When Horticulture Assistant Professor Krishna Nemali joined Purdue in July 2016, he immediately began to develop a program as new to the school as he was. Nemali studied agriculture in India before earning his Ph.D. from the University of Georgia and spending nine years as a scientist in controlled environment crop physiology at Monsanto. All these experiences combined to provide him with the range of experience necessary in his current position coordinating research and Purdue Extension activities in Controlled Environment Agriculture (CEA).

CEA harnesses technology to grow plants like vegetables and ornamentals in conditions maximizing the efficient use of water, light, labor and space. Hydroponics, the method most commonly associated with CEA, minimizes water, nutrient and labor requirements to grow plants. It can also reduce other needs, such as pesticides. Researchers like Nemali work to discover the perfect combinations of water, light, nutrients, temperature and additional factors to make sure there is no wasted energy or potential. Nemali’s goal is to answer the question, “How do you make that technology easily accessible to everybody?”

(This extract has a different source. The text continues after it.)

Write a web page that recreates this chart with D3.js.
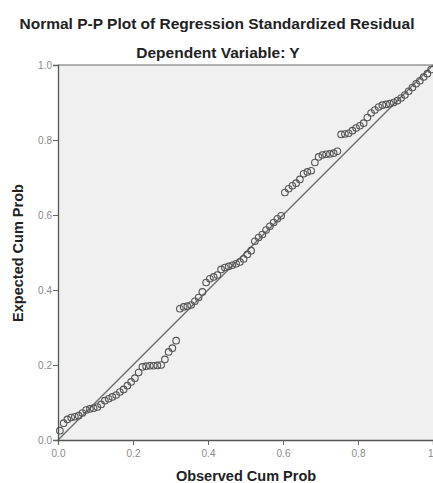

Nemali is working to harness the potential of smartphones, specifically new apps and add-on devices, to provide growers access to these processes. “There are companies and some apps already there that just take a picture and show some data. That’s not what we’re trying to get at. We have these expensive imaging stations and we are developing technologies that match that high-quality data.” A combination of research, calibration and algorithms takes place behind the scenes to provide farmers with valuable, yet easy-to-understand information, everything using their smartphones.

One app Nemali is creating will use background processing to measure plant growth. The plant’s size is calculated through pictures the user takes and algorithms designed by Nemali. With daily use, the app generates growth curves. “It’s like when you take your kids to a doctor, and they take a weight and height measurement. They put the numbers on a standard chart. 90th percentile height, 70th percentile weight. You can create standard curves for different species and plot this data under the standards.”